The photo is one of over 1,800 donated to the archives of Seine-Maritime in Rouen and the Université de Caen by the founder of Lafond Printing in Rouen. The sepia photographs have been digitized in their original condition: glued on bristol board with handwritten captions identifying places and scenes. Most of the pictures concern World War I.

You can click on the image to enlarge it.

Tokyo, Japan

“Kindergarten Picnic, Tokyo,” Japan, ca. 1915, via OSU Special Collections & Archives Commons on flickr.

The image is from a collection of visual instruction lantern slides.

CdV, Cyprus

“The magic carpet,” ca. 1860s, via pellethepoet on flickr (under CC license).

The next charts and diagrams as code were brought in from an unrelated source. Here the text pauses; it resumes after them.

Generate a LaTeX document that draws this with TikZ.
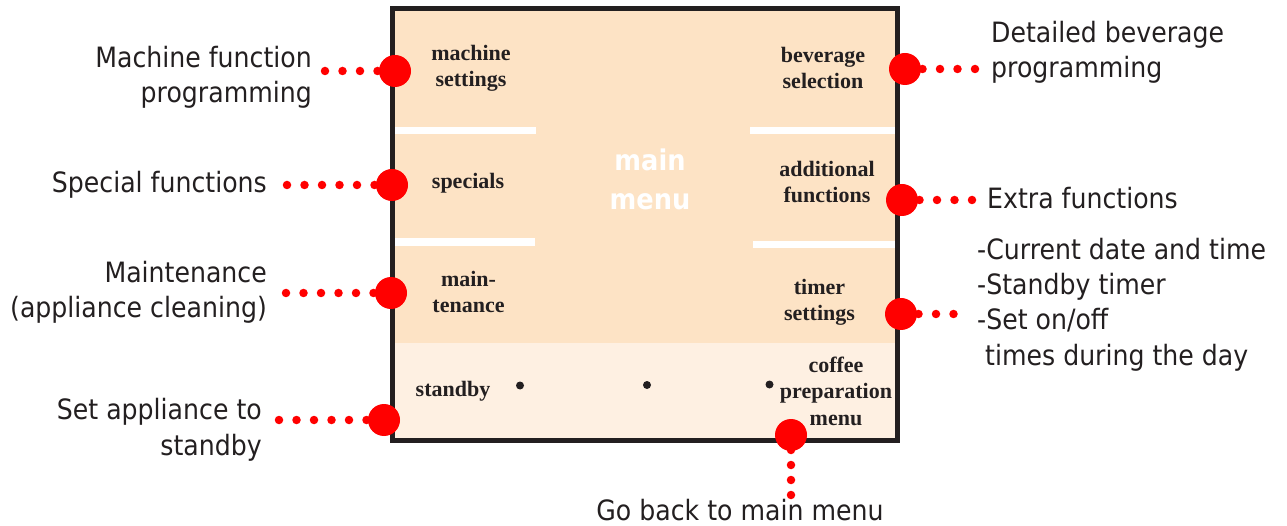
\documentclass[tikz,border=0pt]{standalone}
\usepackage{fontspec}
\setmainfont{Liberation Serif}
\newfontfamily\labelfont[FakeStretch=0.9]{DejaVu Sans}
\definecolor{peach}{RGB}{253,227,197}
\definecolor{cream}{RGB}{254,240,226}
\definecolor{ink}{RGB}{35,31,32}
\definecolor{dotred}{RGB}{255,0,0}
\tikzset{
  note/.style={font=\labelfont\fontsize{28}{35.3}\selectfont, text=ink, inner sep=0pt},
  key/.style={font=\bfseries\fontsize{22}{26.5}\selectfont, text=ink, inner sep=0pt, align=center},
  bigdot/.style={circle, fill=dotred, minimum size=32pt, inner sep=0pt},
  dotline/.style={draw=dotred, line width=8.5pt, line cap=round, dash pattern=on 0pt off 17.5pt},
  smalldot/.style={circle, fill=ink, minimum size=8pt, inner sep=0pt},
}
\begin{document}
\begin{tikzpicture}[x=1pt,y=-1pt]
\useasboundingbox (0,0) rectangle (1287,526);
% panel
\fill[peach] (392.5,8.5) rectangle (897.5,440);
\fill[cream] (395,343) rectangle (895,437.5);
\fill[white] (395,127) rectangle (536,134);
\fill[white] (395,238) rectangle (535,246);
\fill[white] (750,127) rectangle (895,134);
\fill[white] (753,241) rectangle (895,248);
\draw[ink, line width=5pt] (392.5,8.5) rectangle (897.5,440);
% key labels (anchor = baseline of last line)
\node[key, anchor=base] (k1) at (471,87) {machine\\settings};
\node[key, anchor=base] (k2) at (823,89) {beverage\\selection};
\node[key, anchor=base] (k3) at (468,189) {specials};
\node[key, anchor=base] (k4) at (827,203) {additional\\functions};
\node[key, anchor=base] (k5) at (468.5,313) {main-\\tenance};
\node[key, anchor=base] (k6) at (819.5,321) {timer\\settings};
\node[key, anchor=base] (k7) at (453,396) {standby};
\node[key, anchor=base] (k8) at (836,425) {coffee\\preparation\\menu};
\node[font=\labelfont\bfseries\fontsize{28.5}{38.5}\selectfont, text=white, inner sep=0pt, align=center, anchor=base] (mm) at (650,209.5) {main\\menu};
\node[smalldot] (s1) at (520,385.5) {};
\node[smalldot] (s2) at (647,385) {};
\node[smalldot] (s3) at (769.5,384.5) {};
% big dots
\node[bigdot] (d1) at (395,71) {};
\node[bigdot] (d2) at (392,185) {};
\node[bigdot] (d3) at (391,293) {};
\node[bigdot] (d4) at (384,420) {};
\node[bigdot] (d5) at (905,69) {};
\node[bigdot] (d6) at (902,200) {};
\node[bigdot] (d7) at (901,314) {};
\node[bigdot] (d8) at (791,435) {};
% ends
\coordinate (e1) at (325,71);
\coordinate (e2) at (287,185);
\coordinate (e3) at (286,293);
\coordinate (e4) at (279,420);
\coordinate (e5) at (975,69);
\coordinate (e6) at (972,200);
\coordinate (e7) at (953.5,314);
\coordinate (e8) at (791,495);
\draw[dotline] (d1.center) -- (e1);
\draw[dotline] (d2.center) -- (e2);
\draw[dotline] (d3.center) -- (e3);
\draw[dotline] (d4.center) -- (e4);
\draw[dotline] (d5.center) -- (e5);
\draw[dotline] (d6.center) -- (e6);
\draw[dotline] (d7.center) -- (e7);
\draw[dotline, dash pattern=on 0pt off 15pt] (d8.center) -- (e8);
% notes (anchor = baseline of last line)
\node[note, align=right, anchor=base east] (n1) at (312,103) {Machine function\\programming};
\node[note, align=right, anchor=base east] (n2) at (267,193) {Special functions};
\node[note, align=right, anchor=base east] (n3) at (267,318) {Maintenance\\(appliance cleaning)};
\node[note, align=right, anchor=base east] (n4) at (262,455) {Set appliance to\\standby};
\node[note, align=left, anchor=base west] (n5) at (991,78) {Detailed beverage\\programming};
\node[note, align=left, anchor=base west] (n6) at (987,209) {Extra functions};
\node[note, align=left, anchor=base west] (n7) at (977,365) {-Current date and time\\-Standby timer\\-Set on/off\\\hspace*{8pt}times during the day};
\node[note, anchor=base] (n8) at (740,520) {Go back to main menu};
\end{tikzpicture}
\end{document}
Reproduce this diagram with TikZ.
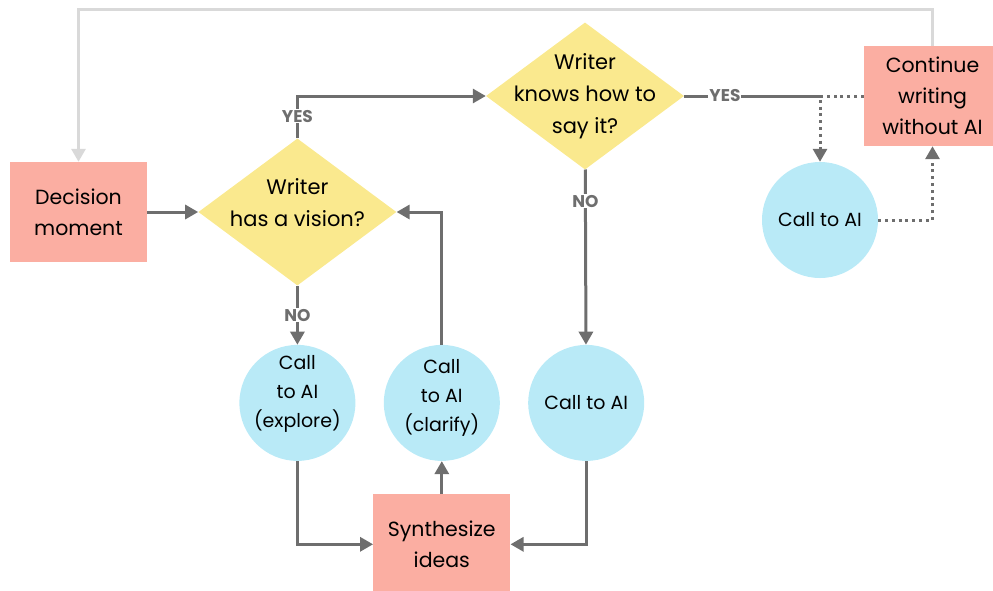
\documentclass[tikz,border=0pt]{standalone}
\usepackage{fontspec}
\setmainfont{Poppins}
\usetikzlibrary{positioning}
\usetikzlibrary{shapes.geometric}
\usetikzlibrary{arrows.meta}

\definecolor{boxred}{HTML}{FBAEA2}
\definecolor{askyellow}{HTML}{FAE98E}
\definecolor{callblue}{HTML}{B9EAF7}
\definecolor{linegray}{HTML}{6E6E6E}
\definecolor{loopgray}{HTML}{D9D9D9}

\begin{document}
\begin{tikzpicture}[node distance=28pt,
			box/.style={rectangle,fill=boxred,align=center,inner sep=0pt,minimum width=137pt,minimum height=100pt,font=\fontsize{20.5}{31}\selectfont},
			ask/.style={diamond,fill=askyellow,align=center,inner sep=-25pt,minimum width=198pt,minimum height=147pt,font=\fontsize{21}{32}\selectfont},
			call/.style={circle,fill=callblue,align=center,inner sep=-6pt,minimum size=116pt,font=\fontsize{19}{29}\selectfont},
			flow/.style={draw=linegray,line width=3pt,-{Triangle[length=13pt,width=14pt]}},
			plain/.style={draw=linegray,line width=3pt},
			maybe/.style={draw=linegray,line width=3pt,dash pattern=on 3pt off 3.8pt,-{Triangle[length=13pt,width=14pt]}},
			back/.style={draw=loopgray,line width=3pt,-{Triangle[length=13pt,width=14pt]}},
			tag/.style={fill=white,inner sep=1pt,text=linegray,font=\fontsize{17}{17}\selectfont\bfseries}]
			\useasboundingbox (0,0) rectangle (993pt,-590pt);
			\node[box] (dec) at (78.5pt,-212pt) {Decision\\moment};
			\node[ask, right=51pt of dec] (vis) {Writer\\has a vision?\\[-14pt]};
			\node[ask] (know) at (585pt,-96pt) {Writer\\knows how to\\say it?};
			\node[box] (cont) at (932.5pt,-96pt) {Continue\\writing\\without AI};
			\node[call, below=59pt of vis] (exp) {Call\\to AI\\(explore)\\[-6pt]};
			\node[call, right=of exp] (clar) {Call\\to AI\\(clarify)\\[-14pt]};
			\node[call, right=of clar] (ask2ai) {Call to AI};
			\node[box, below=33pt of clar] (syn) {Synthesize\\ideas};
			\node[call] (side) at (820pt,-220pt) {Call to AI};
			\coordinate (fork) at (side.north |- know.east);
			\draw[back] (cont.north) -- ++(0,36pt) -| (dec.north);
			\draw[flow] (dec) -- (vis);
			\draw[flow] (vis.north) |- (know.west) node[tag, pos=0.26] {YES};
			\draw[flow] (vis) -- (exp) node[tag, midway] {NO};
			\draw[flow] (exp.south) |- (syn.west);
			\draw[flow] (syn) -- (clar);
			\draw[flow] (clar.north) |- (vis.east);
			\draw[flow] (know) -- (ask2ai) node[tag, pos=0.18] {NO};
			\draw[flow] (ask2ai.south) |- (syn.east);
			\draw[plain] (know.east) -- (fork) node[tag, pos=0.3] {YES};
			\draw[maybe] (cont.west) -| (side);
			\draw[maybe] (side) -| (cont);
		\end{tikzpicture}
\end{document}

The picture was a carte de visite (CdV or visiting card), a type of small photograph patented in Paris in 1854. Exchanging them among family and friends became extremely popular worldwide in the 1860s. Their use was displaced in the 1880s by the larger “cabinet cards”  (and later by the home snapshot). Pelle’s notes say this one was purchased from an eBay seller in Paralimni, Cyprus.

Oakland, California

Oakland, Calif., 26 April 1942, Natl Archives Commons on flickr
“Arranging flowers for alter on last day of service at Japanese Independent Congregational Church, prior to evacuation [internment],” Oakland, California, April 26, 1942, by Dorothea Lange for the U.S. War Relocation Authority, via National Archives Commons on flickr.

All along the Pacific coast — from 1942 to January 1945 — over 110,000 people of Japanese heritage were forced into internment camps.  Sixty-two percent were American citizens.

In 1988, in the Civil Liberties Act, the U.S. Government admitted that its actions had been based on “race prejudice, war hysteria, and a failure of political leadership.”